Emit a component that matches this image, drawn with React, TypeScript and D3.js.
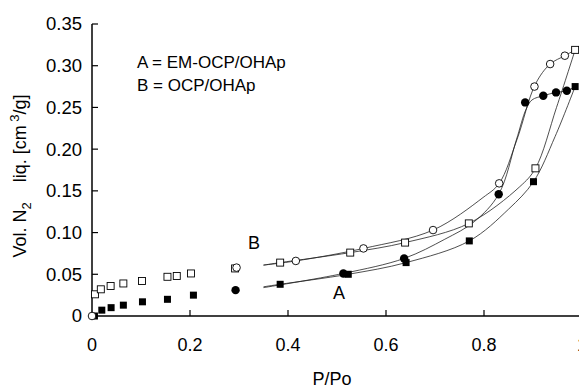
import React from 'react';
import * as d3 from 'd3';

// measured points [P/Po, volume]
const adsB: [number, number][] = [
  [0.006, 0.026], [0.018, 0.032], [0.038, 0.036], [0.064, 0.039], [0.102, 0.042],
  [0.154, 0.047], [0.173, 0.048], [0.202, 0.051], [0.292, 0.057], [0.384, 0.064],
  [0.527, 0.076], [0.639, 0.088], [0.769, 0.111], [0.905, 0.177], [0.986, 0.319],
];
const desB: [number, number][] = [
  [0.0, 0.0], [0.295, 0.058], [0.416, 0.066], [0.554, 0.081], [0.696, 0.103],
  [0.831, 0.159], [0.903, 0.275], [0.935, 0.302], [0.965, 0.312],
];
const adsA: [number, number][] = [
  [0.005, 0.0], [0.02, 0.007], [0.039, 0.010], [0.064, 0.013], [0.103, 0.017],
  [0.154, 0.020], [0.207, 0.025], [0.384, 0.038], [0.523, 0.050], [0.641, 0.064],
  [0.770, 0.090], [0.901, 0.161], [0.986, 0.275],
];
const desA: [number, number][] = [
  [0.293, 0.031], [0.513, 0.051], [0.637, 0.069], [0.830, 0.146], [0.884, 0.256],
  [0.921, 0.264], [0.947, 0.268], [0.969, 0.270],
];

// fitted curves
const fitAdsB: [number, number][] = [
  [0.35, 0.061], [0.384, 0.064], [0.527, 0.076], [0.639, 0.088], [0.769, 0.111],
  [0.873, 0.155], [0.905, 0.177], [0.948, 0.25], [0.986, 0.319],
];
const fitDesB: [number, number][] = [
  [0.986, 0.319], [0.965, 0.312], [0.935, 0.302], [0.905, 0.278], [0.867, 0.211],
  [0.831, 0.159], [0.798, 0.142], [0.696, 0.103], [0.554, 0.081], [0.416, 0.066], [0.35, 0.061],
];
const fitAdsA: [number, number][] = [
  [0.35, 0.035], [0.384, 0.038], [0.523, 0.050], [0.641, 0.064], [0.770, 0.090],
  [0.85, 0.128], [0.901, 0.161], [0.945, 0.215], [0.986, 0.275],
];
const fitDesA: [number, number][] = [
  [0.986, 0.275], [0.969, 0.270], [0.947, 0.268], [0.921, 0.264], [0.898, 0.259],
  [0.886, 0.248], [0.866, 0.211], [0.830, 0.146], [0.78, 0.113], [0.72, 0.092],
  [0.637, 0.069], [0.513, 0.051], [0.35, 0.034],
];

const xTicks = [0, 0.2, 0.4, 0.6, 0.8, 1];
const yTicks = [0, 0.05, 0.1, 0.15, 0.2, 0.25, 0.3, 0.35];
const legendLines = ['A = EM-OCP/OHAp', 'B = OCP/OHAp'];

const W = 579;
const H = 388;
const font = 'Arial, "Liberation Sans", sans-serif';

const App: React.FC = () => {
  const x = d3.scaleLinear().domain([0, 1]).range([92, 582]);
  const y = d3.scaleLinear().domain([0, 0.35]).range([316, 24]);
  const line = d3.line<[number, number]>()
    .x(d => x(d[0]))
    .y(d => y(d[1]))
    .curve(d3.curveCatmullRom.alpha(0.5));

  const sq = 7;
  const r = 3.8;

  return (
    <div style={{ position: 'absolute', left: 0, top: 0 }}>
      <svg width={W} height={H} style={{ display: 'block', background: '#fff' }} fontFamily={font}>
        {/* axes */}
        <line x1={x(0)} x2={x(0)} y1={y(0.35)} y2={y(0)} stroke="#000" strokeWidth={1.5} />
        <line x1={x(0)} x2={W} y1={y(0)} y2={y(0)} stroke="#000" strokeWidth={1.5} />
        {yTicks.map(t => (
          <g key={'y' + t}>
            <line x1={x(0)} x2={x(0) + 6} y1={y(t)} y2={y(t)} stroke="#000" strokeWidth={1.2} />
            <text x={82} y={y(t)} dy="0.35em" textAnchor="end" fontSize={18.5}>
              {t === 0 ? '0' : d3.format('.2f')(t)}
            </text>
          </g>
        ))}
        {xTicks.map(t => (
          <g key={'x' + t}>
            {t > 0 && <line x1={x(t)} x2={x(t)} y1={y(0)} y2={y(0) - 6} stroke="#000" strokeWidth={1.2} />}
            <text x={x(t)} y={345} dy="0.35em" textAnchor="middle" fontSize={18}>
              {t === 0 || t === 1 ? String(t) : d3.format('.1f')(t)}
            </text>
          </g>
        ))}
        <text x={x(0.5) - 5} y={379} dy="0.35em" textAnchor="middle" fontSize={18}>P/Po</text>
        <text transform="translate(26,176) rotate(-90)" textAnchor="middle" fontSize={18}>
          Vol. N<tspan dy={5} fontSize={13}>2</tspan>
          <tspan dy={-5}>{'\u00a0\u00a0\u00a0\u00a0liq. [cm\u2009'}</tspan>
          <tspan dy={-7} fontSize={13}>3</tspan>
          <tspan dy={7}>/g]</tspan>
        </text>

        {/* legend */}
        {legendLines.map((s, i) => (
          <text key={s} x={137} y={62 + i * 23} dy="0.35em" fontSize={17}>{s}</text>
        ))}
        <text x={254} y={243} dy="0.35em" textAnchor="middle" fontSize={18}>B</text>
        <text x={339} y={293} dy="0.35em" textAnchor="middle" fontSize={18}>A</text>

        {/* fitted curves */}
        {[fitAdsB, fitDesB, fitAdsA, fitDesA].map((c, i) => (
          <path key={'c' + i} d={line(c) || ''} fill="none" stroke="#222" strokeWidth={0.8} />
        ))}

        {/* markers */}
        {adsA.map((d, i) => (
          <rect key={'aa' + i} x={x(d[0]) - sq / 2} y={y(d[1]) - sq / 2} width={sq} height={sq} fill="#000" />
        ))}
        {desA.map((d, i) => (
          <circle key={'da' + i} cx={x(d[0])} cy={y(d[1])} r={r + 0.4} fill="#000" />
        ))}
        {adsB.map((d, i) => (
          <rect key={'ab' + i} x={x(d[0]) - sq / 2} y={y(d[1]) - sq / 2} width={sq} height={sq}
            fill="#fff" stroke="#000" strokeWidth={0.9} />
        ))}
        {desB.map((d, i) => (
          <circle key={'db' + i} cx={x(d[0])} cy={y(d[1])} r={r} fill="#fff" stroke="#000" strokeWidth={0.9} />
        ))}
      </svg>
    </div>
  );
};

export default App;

**********

EXERCISE DIRECTIONS: Skip every picture and return the lines above from the top through the one that contains "import * as d3 from 'd3';".

FULL ANSWER:
Emit a component that matches this image, drawn with React, TypeScript and D3.js.
import React from 'react';
import * as d3 from 'd3';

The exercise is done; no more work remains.